Photo: Jared Siskin / PMC
Photo: Jared Siskin / PMC

“There is no such thing as perfection in the performing arts,” announced the Metropolitan Opera’s general manager, Peter Gelb. He was addressing the audience at Monday evening’s gala dinner celebrating the unanimously well-reviewed Porgy and Bess, which opened the fall season. “But I will gladly take tonight’s performance as the second best thing.”

His were sentiments shared by most everyone, especially considering the performance’s polarizing history.
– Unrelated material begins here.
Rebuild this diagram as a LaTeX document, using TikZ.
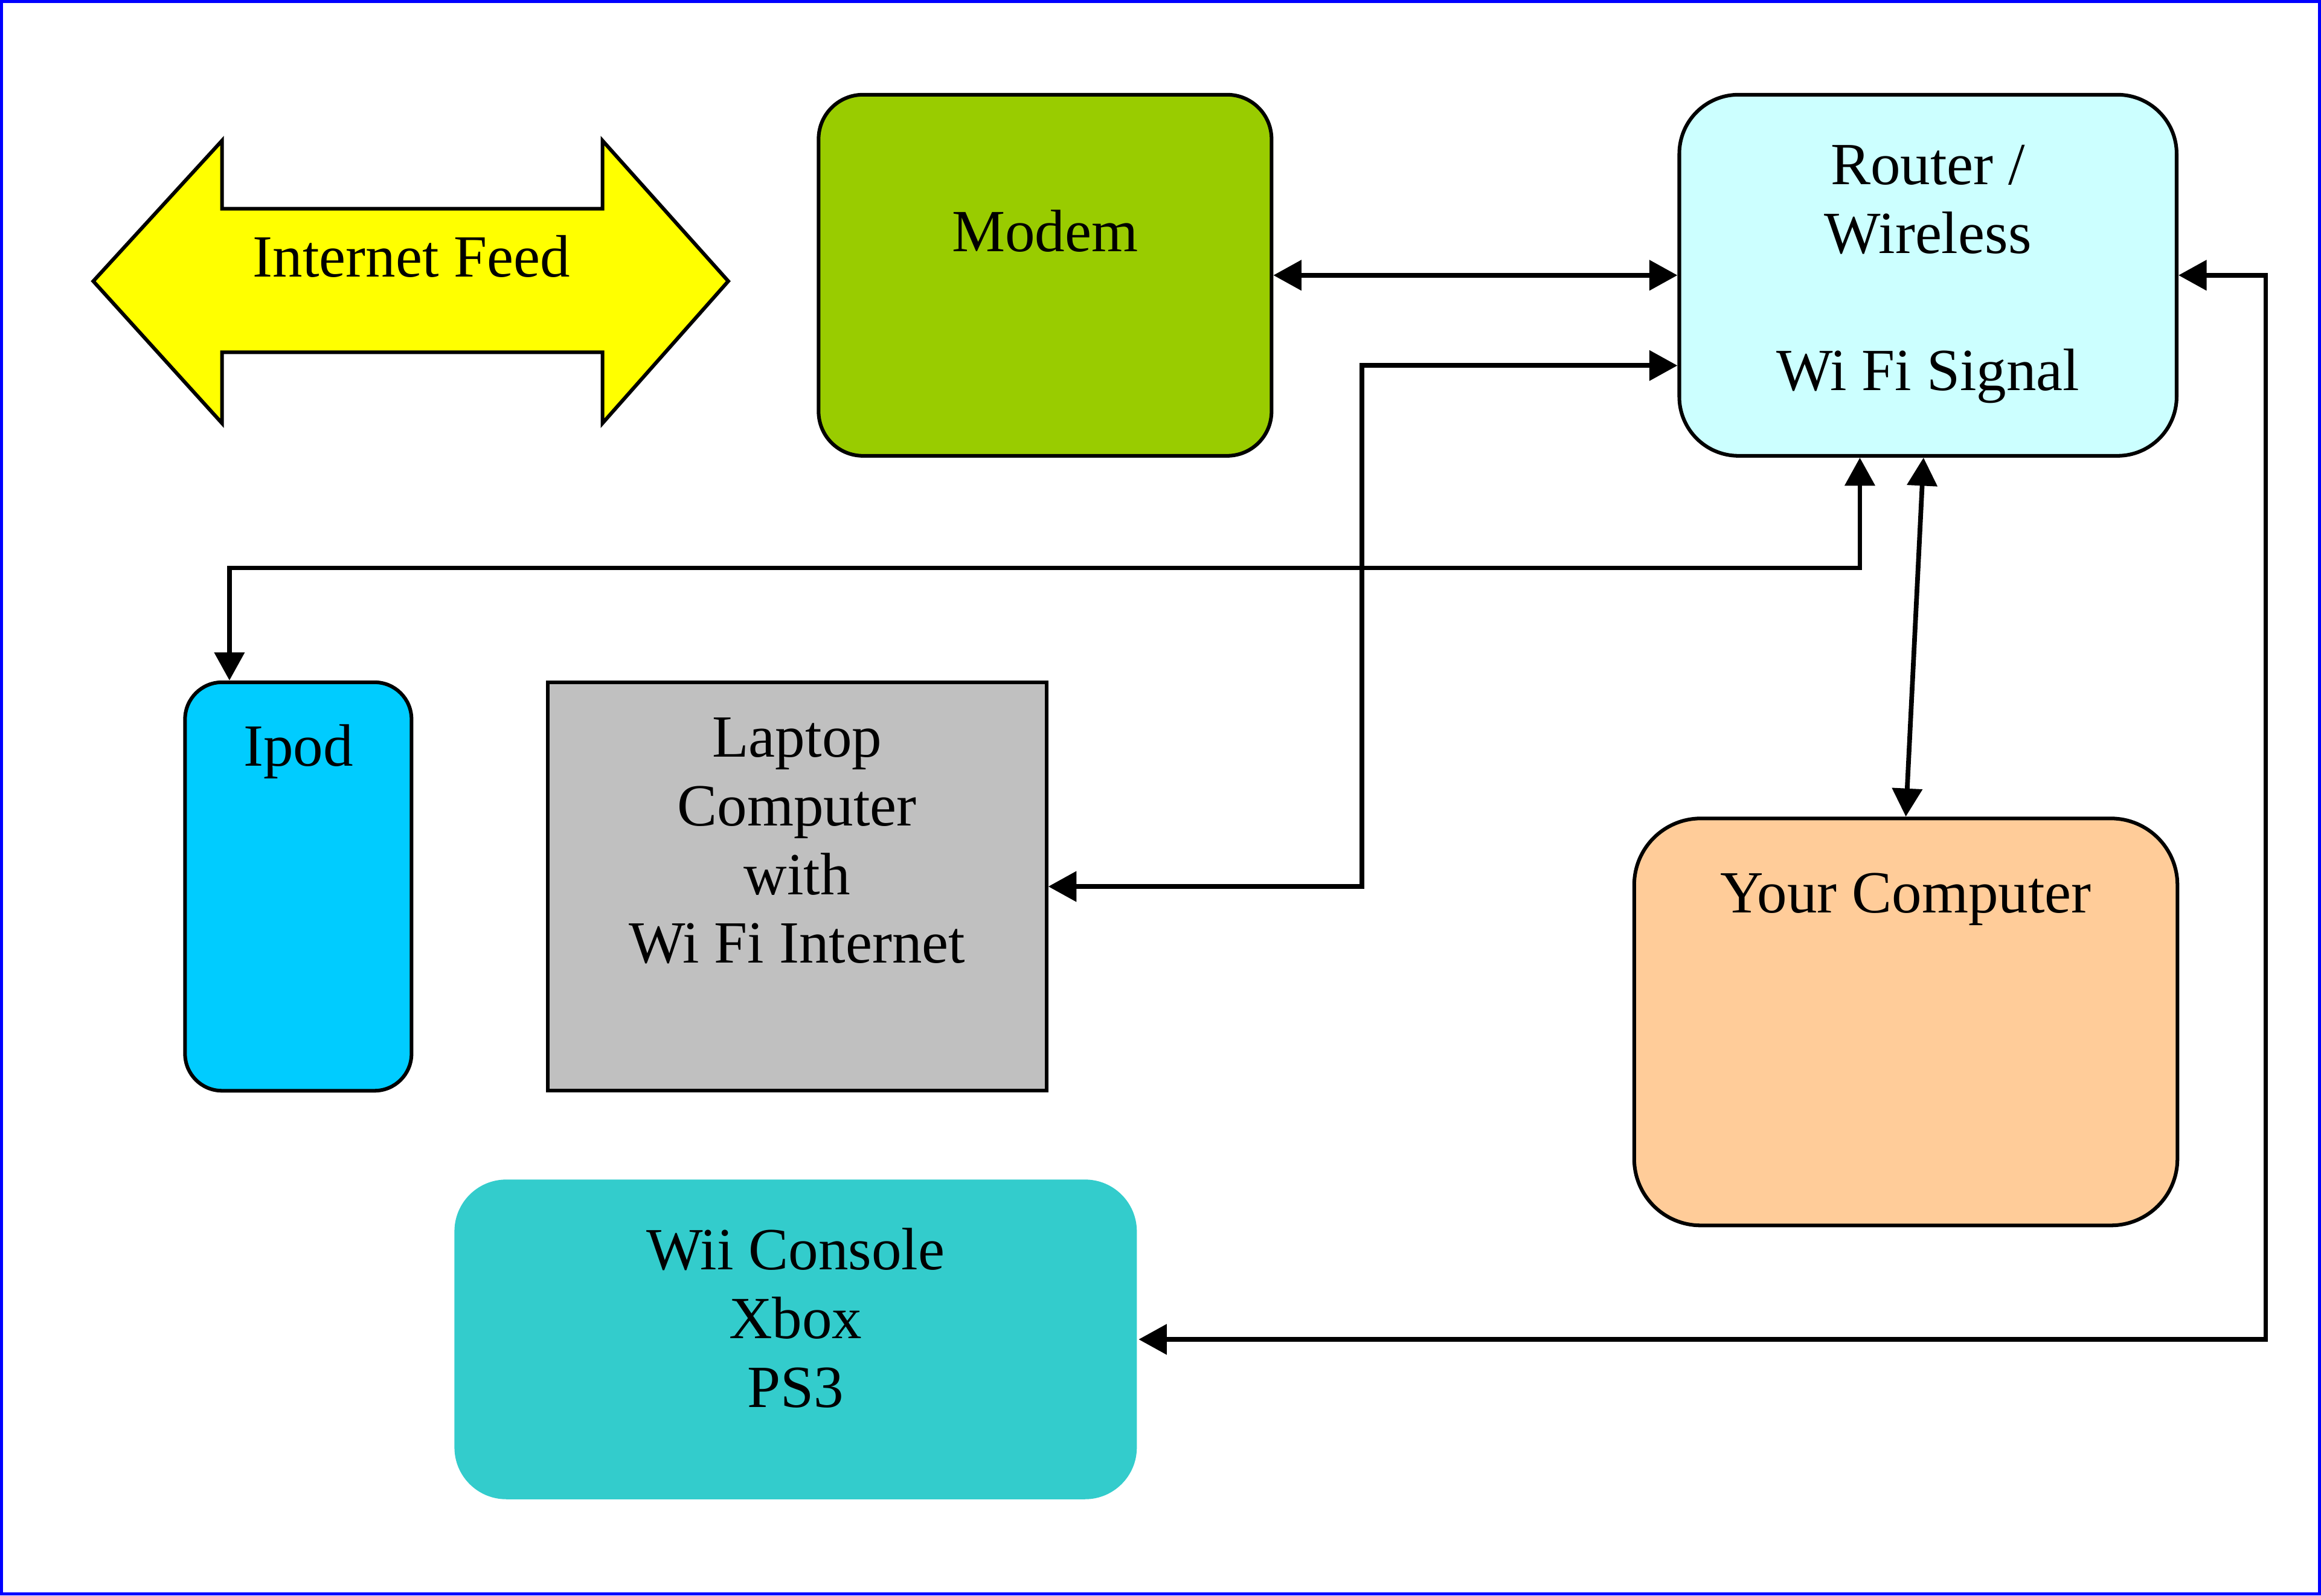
\documentclass[tikz,border=0pt]{standalone}
\usepackage{fontspec}
\setmainfont{Liberation Serif}
\usetikzlibrary{arrows.meta, positioning}
\definecolor{feedyellow}{HTML}{FFFF00}
\definecolor{modemgreen}{HTML}{99CC00}
\definecolor{routercyan}{HTML}{CCFFFF}
\definecolor{ipodblue}{HTML}{00CCFF}
\definecolor{laptopgray}{HTML}{C0C0C0}
\definecolor{pcorange}{HTML}{FFCC99}
\definecolor{consoleteal}{HTML}{33CCCC}

\begin{document}
\begin{tikzpicture}[
    box/.style={rectangle, draw, line width=0.7pt, inner sep=0pt},
    txt/.style={font=\fontsize{11.5}{13.2}\selectfont, align=center, inner sep=0pt, anchor=base},
    arr/.style={<->, >={Triangle[length=1.9mm, width=2mm]}, line width=0.9pt}
]
\useasboundingbox (0,0) rectangle (15.68,-10.78);
\draw[blue, line width=0.6pt] (0.01,-0.01) rectangle (15.67,-10.77);

% Internet feed arrow
\draw[fill=feedyellow, line width=0.7pt] (0.63,-1.90) -- (1.50,-0.95) -- (1.50,-1.41) -- (4.07,-1.41)
    -- (4.07,-0.95) -- (4.92,-1.90) -- (4.07,-2.86) -- (4.07,-2.38) -- (1.50,-2.38) -- (1.50,-2.86) -- cycle;
\node[txt] (feed) at (2.78,-1.87) {Internet Feed};

% Devices
\node[box, fill=modemgreen, rounded corners=0.3cm, minimum width=3.06cm, minimum height=2.44cm] (modem) at (7.06,-1.86) {};
\node[box, fill=routercyan, rounded corners=0.4cm, minimum width=3.36cm, minimum height=2.44cm, right=2.73cm of modem] (router) {};
\node[box, fill=ipodblue, rounded corners=0.25cm, minimum width=1.53cm, minimum height=2.76cm] (ipod) at (2.015,-5.99) {};
\node[box, fill=laptopgray, minimum width=3.37cm, minimum height=2.76cm, right=0.895cm of ipod] (laptop) {};
\node[box, fill=pcorange, rounded corners=0.45cm, minimum width=3.67cm, minimum height=2.75cm] (yourpc) at (12.875,-6.905) {};
\node[box, draw=none, fill=consoleteal, rounded corners=0.35cm, minimum width=4.61cm, minimum height=2.16cm] (wii) at (5.375,-9.05) {};

% Labels (base = last line)
\node[txt] (modemtext) at ([yshift=-1.07cm]modem.north) {Modem};
\node[txt] (routertext) at ([yshift=-2.01cm]router.north) {Router /\\Wireless\\[13.2pt]Wi Fi Signal};
\node[txt] (ipodtext) at ([yshift=-0.58cm]ipod.north) {Ipod};
\node[txt] (laptoptext) at ([yshift=-1.91cm]laptop.north) {Laptop\\Computer\\with\\Wi Fi Internet};
\node[txt] (yourpctext) at ([yshift=-0.65cm]yourpc.north) {Your Computer};
\node[txt] (wiitext) at ([yshift=-1.55cm]wii.north) {Wii Console\\Xbox\\PS3};

% Connections
\draw[arr] (modem.east) -- (router.west);
\draw[arr] (laptop.east) -- ++(2.12,0) |- ([yshift=-0.61cm]router.west);
\draw[arr] ([xshift=-0.465cm]ipod.north) -- ++(0,0.76) -| ([xshift=-0.46cm]router.south);
\draw[arr] ([xshift=-0.03cm]router.south) -- (yourpc.north);
\draw[arr] (router.east) -- ++(0.59,0) |- (wii.east);

\end{tikzpicture}
\end{document}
Porgy and Bess was born as a novel, written by DuBose Heyward in 1925; the opera rendition of the same name (with a score and lyrics by George and Ira Gershwin) has been lauded for welcoming an all-black cast to opera stages around the world, while at the same time condemning them to the deep, segregated South of the fictional Catfish Row of South Carolina. The characters endure poverty and homicide, and the female protagonist, Bess, can’t kick her habit of drugs and abusive men. (But what’s an opera without some melodrama?) Also note that orchestrating the whole affair (the writers, the composers, the conductors, et cetera) is a crew of all white men. Is it a story representing the underrepresented or does it perpetuate outmoded stereotypes? Per the New York Times review by Anthony Tommasini, “All these questions are valid. But they were pushed aside for me in the moment when hearing Gershwin’s masterpiece on Monday, especially in a performance so authoritative and gripping.”